「モンスター社員」のトリセツ
あらゆる権利主張を繰り返すモンスター社員に対し、企業側はどのような対応策が求められるのか。
「近年、各種ハラスメント問題に代表されるように、企業側は労働者対応に頭を悩ますことも増えたと思います。そのなかで企業側が要望を受けていれば、社員の問題行動は加速しかねません。労働者の権利主張は適切なのか、行き過ぎた主張ではないか、冷静に判断する必要があります」
よくある事例として、急な退職にも関わらず、有給消化をまとめて消化したり、業務引継ぎに協力する姿勢を一切見せないといった退職代行サービスを利用した突然の退職による問題だ。
「まず大前提として、有給は労働者の希望通り使用されることが求められています。ただし例外として有給の使用が『事業の正常な運営を妨げる場合』には、企業は有給の使用希望時期の見直しを従業員に命じる『時季変更権』を行使することができます」
しかし、仮に時季変更権を行使する合理性が確認できたとしても、退職日が決定している場合、変更させる先の労働日がないので行使できないと企業側が頭を抱えるケースもあるが…。

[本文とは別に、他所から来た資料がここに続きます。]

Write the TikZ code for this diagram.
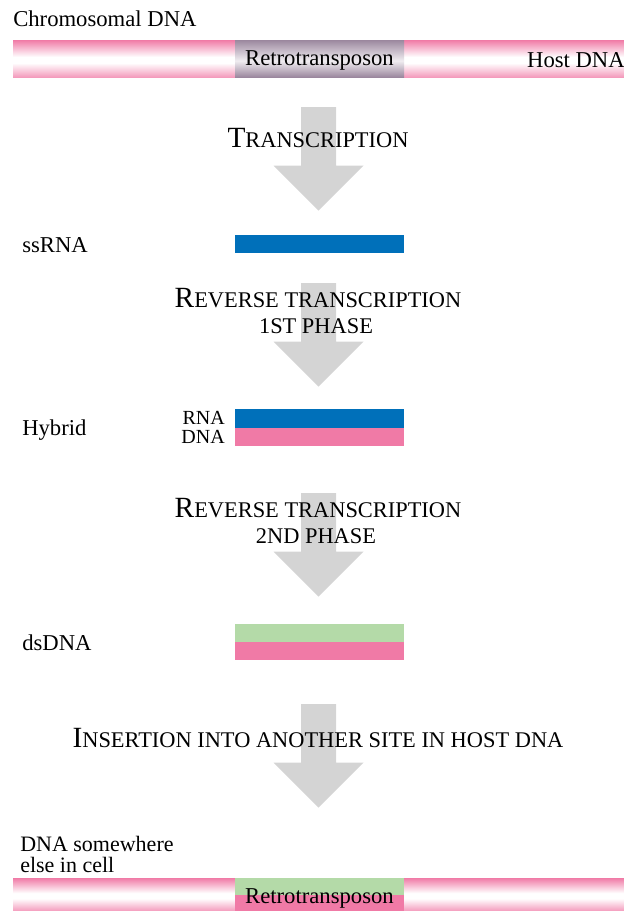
\documentclass[tikz,border=0pt]{standalone}
\usepackage{fontspec}
\setmainfont{Liberation Serif}
\usetikzlibrary{positioning}
\definecolor{rnablue}{RGB}{0,112,186}
\definecolor{dnapink}{RGB}{240,122,166}
\definecolor{dnagreen}{RGB}{180,218,168}
\definecolor{arrowgray}{RGB}{212,212,212}
\definecolor{retrogray}{RGB}{155,135,158}
\colorlet{hostlow}{dnapink!75}
\colorlet{retrolight}{retrogray!15}
\pgfdeclareverticalshading{hostshade}{100bp}{color(0bp)=(hostlow); color(25bp)=(hostlow);
  color(44bp)=(white); color(52bp)=(white); color(75bp)=(dnapink); color(100bp)=(dnapink)}
\pgfdeclareverticalshading{retroshade}{100bp}{color(0bp)=(retrogray); color(25bp)=(retrogray);
  color(47bp)=(retrolight); color(75bp)=(retrogray); color(100bp)=(retrogray)}
\newcommand{\caplabel}[2]{{\fontsize{22}{22}\selectfont #1}{\fontsize{16.8}{17}\selectfont #2}}
\newcommand{\smallcaplabel}[1]{{\fontsize{16.8}{17}\selectfont #1}}

\begin{document}
\begin{tikzpicture}[
  x=0.75pt, y=-0.75pt,
  lbl/.style={font=\fontsize{17}{15}\selectfont, inner sep=0pt, anchor=base},
  side/.style={lbl, anchor=base west},
  strand/.style={font=\fontsize{15}{15}\selectfont, inner sep=0pt, anchor=base east},
  phase/.style={inner sep=0pt, anchor=base},
  bigarrow/.pic={
    \fill[arrowgray] (-17.5,0) -- (17.5,0) -- (17.5,58.5) -- (45,58.5)
      -- (0,103.5) -- (-45,58.5) -- (-17.5,58.5) -- cycle;
  }
]
\useasboundingbox (0,0) rectangle (624,911);

%% ─────────────────────────────────────────────
%% Chromosome with the retrotransposon
%% ─────────────────────────────────────────────
\node[side] (chrom) at (13,26) {Chromosomal DNA};
\shade[shading=hostshade] (13,40) rectangle (624,77);
\shade[shading=retroshade] (235,40) rectangle (404,77);
\node[lbl] (retro) at (319.5,65) {Retrotransposon};
\node[lbl, anchor=base east] (host) at (625,67) {Host DNA};

%% step 1: transcription
\pic at (318.5,107) {bigarrow};
\node[phase] (tr) at (318,147) {\caplabel{T}{RANSCRIPTION}};

\node[side] (ss) at (22,252) {ssRNA};
\fill[rnablue] (235,235) rectangle (404,253);

%% step 2: reverse transcription, first phase
\pic at (318.5,283) {bigarrow};
\node[phase] (rt1) at (318,307) {\caplabel{R}{EVERSE TRANSCRIPTION}};
\node[phase] (ph1) at (316,333) {\smallcaplabel{1ST PHASE}};

\node[side] (hyb) at (22,435) {Hybrid};
\fill[rnablue] (235,409) rectangle (404,427.5);
\fill[dnapink] (235,427.5) rectangle (404,446);
\node[strand] (rna) at (225,424) {RNA};
\node[strand] (dna) at (225,443) {DNA};

%% step 3: reverse transcription, second phase
\pic at (318.5,493) {bigarrow};
\node[phase] (rt2) at (318,517) {\caplabel{R}{EVERSE TRANSCRIPTION}};
\node[phase] (ph2) at (316,543) {\smallcaplabel{2ND PHASE}};

\node[side] (ds) at (22,650) {dsDNA};
\fill[dnagreen] (235,624) rectangle (404,642);
\fill[dnapink] (235,642) rectangle (404,660);

%% step 4: insertion
\pic at (318.5,704) {bigarrow};
\node[phase] (ins) at (318,747) {\caplabel{I}{NSERTION INTO ANOTHER SITE IN HOST DNA}};

%% ─────────────────────────────────────────────
%% New site in the host
%% ─────────────────────────────────────────────
\node[side, align=left, font=\fontsize{16.5}{15.5}\selectfont] (where) at (20,872)
  {DNA somewhere\\else in cell};
\shade[shading=hostshade] (13,878) rectangle (624,911);
\fill[dnagreen] (235,878) rectangle (404,894.5);
\fill[dnapink] (235,894.5) rectangle (404,911);
\node[lbl] (retro2) at (319.5,903) {Retrotransposon};

\end{tikzpicture}
\end{document}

「対応策として退職金の評価に影響させるなど引継ぎを行なわないことに対するペナルティを検討することもありますが、そのためには何をもって引継ぎをしたとするのか明確にしたうえで就業規則に落とし込むことが必要になります。しかし、引継ぎ内容は業務によって多種多様ですから、完璧に網羅させることは難しいといえるでしょう」
結論、このようなケースでは企業側が労働者の意向を受け入れざるを得ないことが多いというが、このような結末にならないために、「日ごろより有給消化を促すことは有効だ」と社労士は言う。
「有給休暇は本来、『心身の疲労を回復し、ゆとりある生活を保障する』ことを目的に制度化されています。有給を消化しやすい職場環境を醸成することで、制度目的にかなった“労働者の健康確保”を実現させるだけでなく、結果として多くの有給を保有させた状態を避けることができます」
モンスター社員への対応は、先手を打って回避できる方法を検討することも重要だという。
「問題社員の言動や業務状況など客観的な記録を取ったり、直属の上司だけで抱えず、組織的な対応に委ねたり、必要なら社労士や弁護士などの専門家に相談するなど連携を図ることも対応策となります」
働き方改革が進むなか、義務を果たさない状態で過度な権利を主張する「モンスター社員」。企業の健全な組織運営を守るためにも、早期対応と各部署や機関との連携が鍵となる。